International News

China: Chinese varsities top BRICS table

China boasts more top universities than any other emerging economy, according to a ranking that looks beyond the usual suspects in global higher education league tables. The inaugural Times Higher Education BRICS & Emerging Economies Rankings consider universities in Brazil, Russia, India, China and South Africa, as well as 17 other “emerging economies”.

Peking University tops the table, with Tsinghua University  (based in Beijing) second. Four of the top 10 and 23 of the top 100 institutions are Chinese. The next best represented countries are Taiwan (21), India (10), Turkey (seven), then South Africa and Thailand (five each).

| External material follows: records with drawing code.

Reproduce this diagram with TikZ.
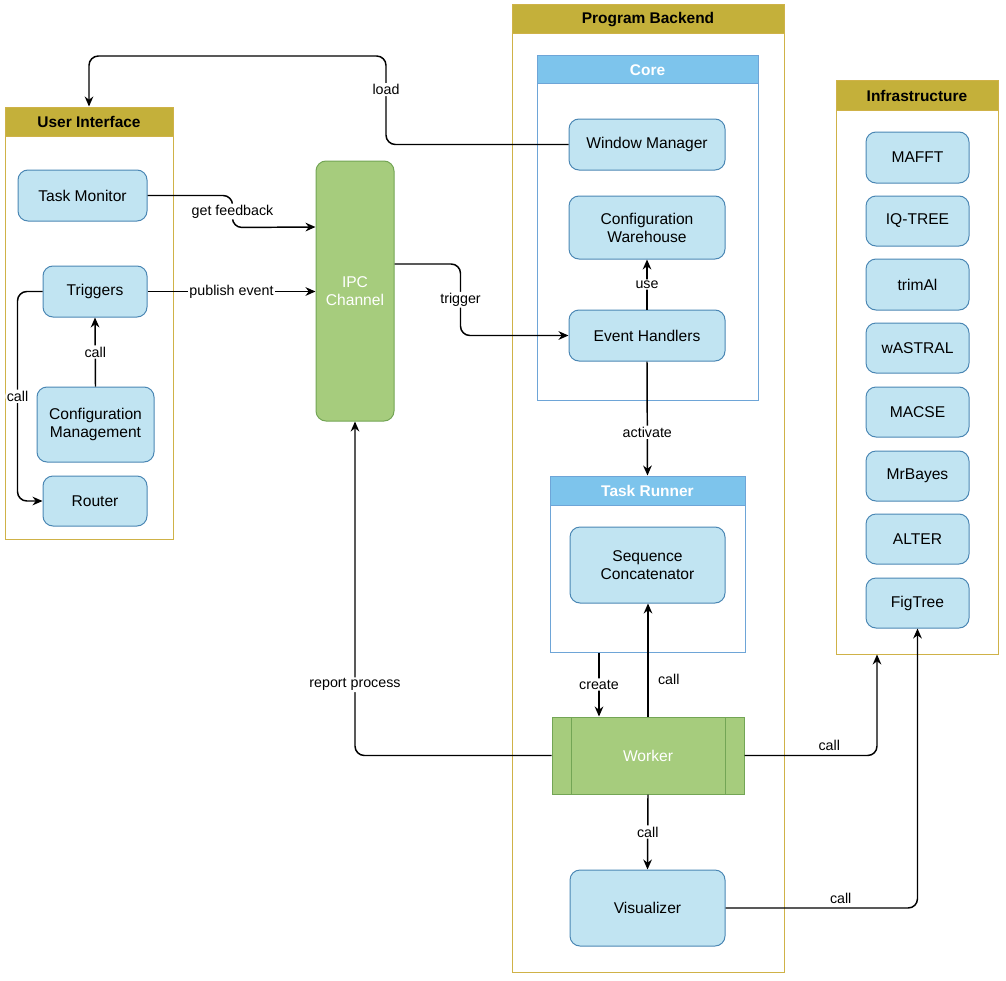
\documentclass[tikz,border=0pt]{standalone}
\usepackage{fontspec}
\setmainfont{Liberation Sans}
\usetikzlibrary{fit,arrows.meta}
\definecolor{gold}{RGB}{207,178,72}
\definecolor{goldhead}{RGB}{196,176,58}
\definecolor{coreb}{RGB}{110,165,215}
\definecolor{corehead}{RGB}{125,196,236}
\definecolor{boxfill}{RGB}{193,228,242}
\definecolor{boxline}{RGB}{75,135,180}
\definecolor{gfill}{RGB}{166,204,125}
\definecolor{gline}{RGB}{115,165,85}
\newcommand{\nf}{\fontsize{11.7}{13.5}\selectfont}
\newcommand{\hf}{\fontsize{11.6}{14}\selectfont\bfseries}
\begin{document}
\begin{tikzpicture}[x=0.75pt,y=-0.75pt,
  box/.style={draw=boxline, fill=boxfill, rounded corners=7.5pt, inner sep=0pt, line width=0.75pt},
  cont/.style={draw=gold, inner sep=0pt, line width=0.75pt},
  conthead/.style={draw=gold, fill=goldhead, inner sep=0pt, line width=0.75pt},
  subcont/.style={draw=coreb, inner sep=0pt, line width=0.75pt},
  subhead/.style={draw=coreb, fill=corehead, inner sep=0pt, line width=0.75pt},
  gbox/.style={draw=gline, fill=gfill, inner sep=0pt, line width=0.75pt},
  ntext/.style={font=\nf, align=center},
  wtext/.style={font=\nf, align=center, text=white},
  htext/.style={font=\hf},
  whtext/.style={font=\hf, text=white},
  conn/.style={line width=1.1pt, rounded corners=7pt, -{Stealth[length=7.5pt,width=6.5pt]}},
  lbl/.style={fill=white, inner sep=1pt, font=\fontsize{10.7}{12}\selectfont},
  plbl/.style={inner sep=1pt, font=\fontsize{10.7}{12}\selectfont}
]
\useasboundingbox (0,0) rectangle (1006,981);

% ---------- User Interface ----------
\node[cont, fit={(5,107) (173,539)}] (ui) {};
\node[conthead, fit={(5,107) (173,136)}] (uih) {};
\node[htext] (uit) at (uih.center) {User Interface};
\node[box, fit={(18,170) (147,221)}] (tm) {};
\node[ntext] (tmt) at (tm.center) {Task Monitor};
\node[box, fit={(43,266) (147,317)}] (trig) {};
\node[ntext] (trigt) at (trig.center) {Triggers};
\node[box, fit={(37,387) (154,462)}] (cm) {};
\node[ntext] (cmt) at (cm.center) {Configuration\\Management};
\node[box, fit={(43,476) (147,526)}] (router) {};
\node[ntext] (routert) at (router.center) {Router};

% ---------- IPC ----------
\node[gbox, rounded corners=7.5pt, fit={(316,161) (394,421)}] (ipc) {};
\node[wtext] (ipct) at (ipc.center) {IPC\\Channel};

% ---------- Program Backend ----------
\node[cont, fit={(512,5) (784,972)}] (pb) {};
\node[conthead, fit={(512,5) (784,34)}] (pbh) {};
\node[htext] (pbt) at (pbh.center) {Program Backend};

\node[subcont, fit={(537,56) (758,400)}] (core) {};
\node[subhead, fit={(537,56) (758,84)}] (coreh) {};
\node[whtext] (coret) at (coreh.center) {Core};
\node[box, fit={(569,119) (725,170)}] (wm) {};
\node[ntext] (wmt) at (wm.center) {Window Manager};
\node[box, fit={(569,196) (725,259)}] (cw) {};
\node[ntext] (cwt) at (cw.center) {Configuration\\Warehouse};
\node[box, fit={(569,310) (725,361)}] (eh) {};
\node[ntext] (eht) at (eh.center) {Event Handlers};

\node[subcont, fit={(550,476) (745,652)}] (tr) {};
\node[subhead, fit={(550,476) (745,505)}] (trh) {};
\node[whtext] (trt) at (trh.center) {Task Runner};
\node[box, fit={(570,527) (725,603)}] (sc) {};
\node[ntext] (sct) at (sc.center) {Sequence\\Concatenator};

\node[gbox, fit={(552,717) (744,794)}] (wk) {};
\draw[gline, line width=0.75pt] (571,717) -- (571,794) (725,717) -- (725,794);
\node[wtext] (wkt) at (wk.center) {Worker};

\node[box, fit={(570,870) (725,946)}] (vis) {};
\node[ntext] (vist) at (vis.center) {Visualizer};

% ---------- Infrastructure ----------
\node[cont, fit={(836,81) (998,654)}] (infra) {};
\node[conthead, fit={(836,81) (998,110)}] (infrah) {};
\node[htext] (infrat) at (infrah.center) {Infrastructure};
\foreach \nm/\txt/\ya/\yb in {mafft/MAFFT/132/183, iq/IQ-TREE/196/246, trim/trimAl/259/310,
  wa/wASTRAL/323/373, macse/MACSE/387/437, mrb/MrBayes/451/501, alter/ALTER/514/564, ft/FigTree/578/628}{
  \node[box, fit={(866,\ya) (969,\yb)}] (\nm) {};
  \node[ntext] (\nm t) at (\nm.center) {\txt};
}

% ---------- Connectors ----------
\draw[conn] (trig.west) -- ++(-25,0) |- node[lbl, pos=0.25]{call} (router.west);
\draw[conn] (cm.north) -- node[lbl]{call} (trig.south);
\draw[conn] (tm.east) -- ++(85,0) -- node[lbl]{get feedback} ++(0,32) -- (ipc.west |- 0,227);
\draw[conn] (trig.east) -- node[lbl]{publish event} (ipc.west |- trig.east);
\draw[conn] (ipc.east |- 0,264) -- ++(66,0) |- node[lbl, pos=0.25]{trigger} (eh.west);
\draw[conn] (wm.west) -| node[lbl, pos=0.81]{load} (386,56) -| (ui.north);
\draw[conn] (eh.north) -- node[lbl]{use} (cw.south);
\draw[conn] (eh.south) -- node[lbl, pos=0.62]{activate} (tr.north);
\draw[conn] (tr.south -| 599,0) -- node[lbl]{create} (wk.north -| 599,0);
\draw[conn] (wk.north -| 648,0) -- node[plbl, anchor=west, pos=0.33, xshift=6pt]{call} (sc.south -| 648,0);
\draw[conn] (wk.west) -| node[lbl, pos=0.606]{report process} (ipc.south);
\draw[conn] (wk.east) -| node[plbl, above, pos=0.32, yshift=2pt]{call} (infra.south -| 877,0);
\draw[conn] (wk.south) -- node[lbl]{call} (vis.north);
\draw[conn] (vis.east) -| node[plbl, above, pos=0.3, yshift=2pt]{call} (ft.south);
\end{tikzpicture}
\end{document}
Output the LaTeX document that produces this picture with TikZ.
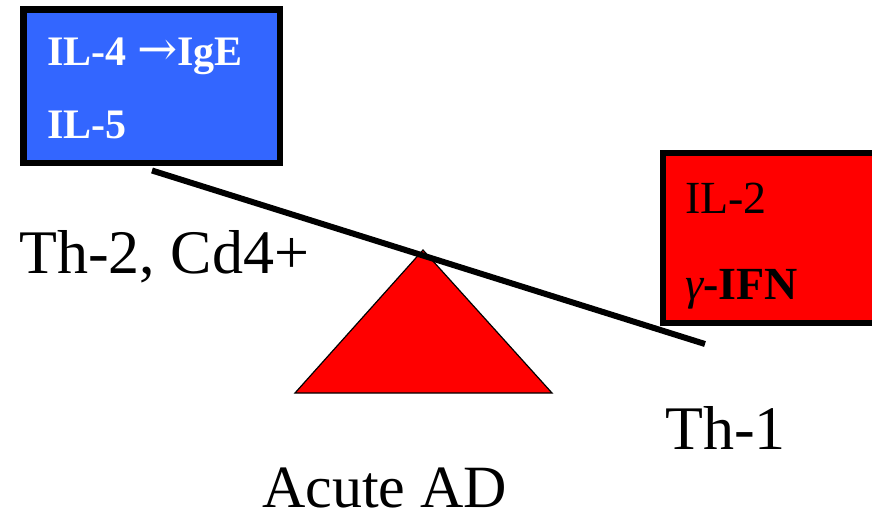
\documentclass[tikz,border=0pt]{standalone}
\usepackage{fontspec}
\setmainfont{Liberation Serif}
\newfontfamily\arrowfont{DejaVu Serif}
\definecolor{cytoblue}{HTML}{3366FF}
\definecolor{cytored}{HTML}{FF0000}
\tikzset{
  cytobox/.style={line width=6.5pt, draw=black},
  bluetext/.style={anchor=base west, inner sep=0pt, text=white, font=\fontsize{42}{42}\selectfont\bfseries},
  redtext/.style={anchor=base west, inner sep=0pt, text=black, font=\fontsize{46}{46}\selectfont},
  biglabel/.style={anchor=base west, inner sep=0pt, font=\fontsize{62}{62}\selectfont},
  beam/.style={line width=6pt, draw=black},
  fulcrum/.style={fill=cytored, draw=black, line width=1.2pt, line join=miter}
}
\begin{document}
\begin{tikzpicture}[x=1pt, y=-1pt]
  \useasboundingbox (0,0) rectangle (872,514);
  \clip (0,0) rectangle (872,514);

  % Th-2 cytokine box
  \filldraw[cytobox, fill=cytoblue] (23.25,9.25) rectangle (279.75,162.75);
  \node[bluetext] (il4) at (47,65) {IL-4 {\arrowfont\mdseries\fontsize{48}{48}\selectfont →}IgE};
  \node[bluetext] (il5) at (47,138) {IL-5};

  % Th-1 cytokine box, running past the right edge
  \filldraw[cytobox, fill=cytored] (663,153) rectangle (890,323);
  \node[redtext] (il2) at (685,213) {IL-2};
  \node[redtext] (ifn) at (685,299) {{\itshape γ}\bfseries -IFN};

  % Fulcrum and tilted beam
  \coordinate (apex) at (423,250);
  \coordinate (baseL) at (295,393);
  \coordinate (baseR) at (552,393);
  \filldraw[fulcrum] (apex) -- (baseL) -- (baseR) -- cycle;
  \coordinate (beamL) at (152,170.5);
  \coordinate (beamR) at (705,344);
  \draw[beam] (beamL) -- (beamR);

  % Labels
  \node[biglabel] (th2) at (19,273) {Th-2, Cd4+};
  \node[biglabel] (th1) at (665,449) {Th-1};
  \node[biglabel, font=\fontsize{60}{60}\selectfont] (acute) at (262,507) {Acute AD};
\end{tikzpicture}
\end{document}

According to Ziming Cai, lecturer in human resource management at the University of Nottingham, Chinese universities have enjoyed “huge financial investment” over the past three decades. Special funding was set aside to propel 39 of its universities to “top-tier” global status, he says. The government also encouraged Chinese universities to open up to the rest of the world by establishing joint programmes with Western institutions and by pushing academics to publish in international journals.

According to Simon Marginson, professor of international higher education at the Institute of Education, University of London, Chinese universities are “pretty strong” and growing stronger. There were “very few countries” with a per capita gross domestic product below $15,000 (Rs.9.3 lakh) which have done well in global rankings, but China is an “interesting exception”. In comparison, “India hasn’t had 15 years of constant funding”, nor has it benchmarked itself against other countries. This despite some of its metropolitan universities having been established 150 years ago.

Russia has only two representatives in the table, fewer than the former Soviet satellite states Poland (four) and the Czech Republic (three). “Russia is in the doldrums,” says Marginson, who argues that its system is “inward-looking” and hampered by the fact that publishing in Russian makes it difficult to disseminate its research worldwide.

Although they were considered in the analysis, no universities from Indonesia, Pakistan, Peru or the Philippines have made the table, which uses the same methodology as the THE World University Rankings 2013-14. Factors considered include scholarly citations, research income and the proportion of foreign students.

The 22 countries analysed are those defined as emerging markets by the FTSE (Financial Times and Stock Exchange) group’s country classification.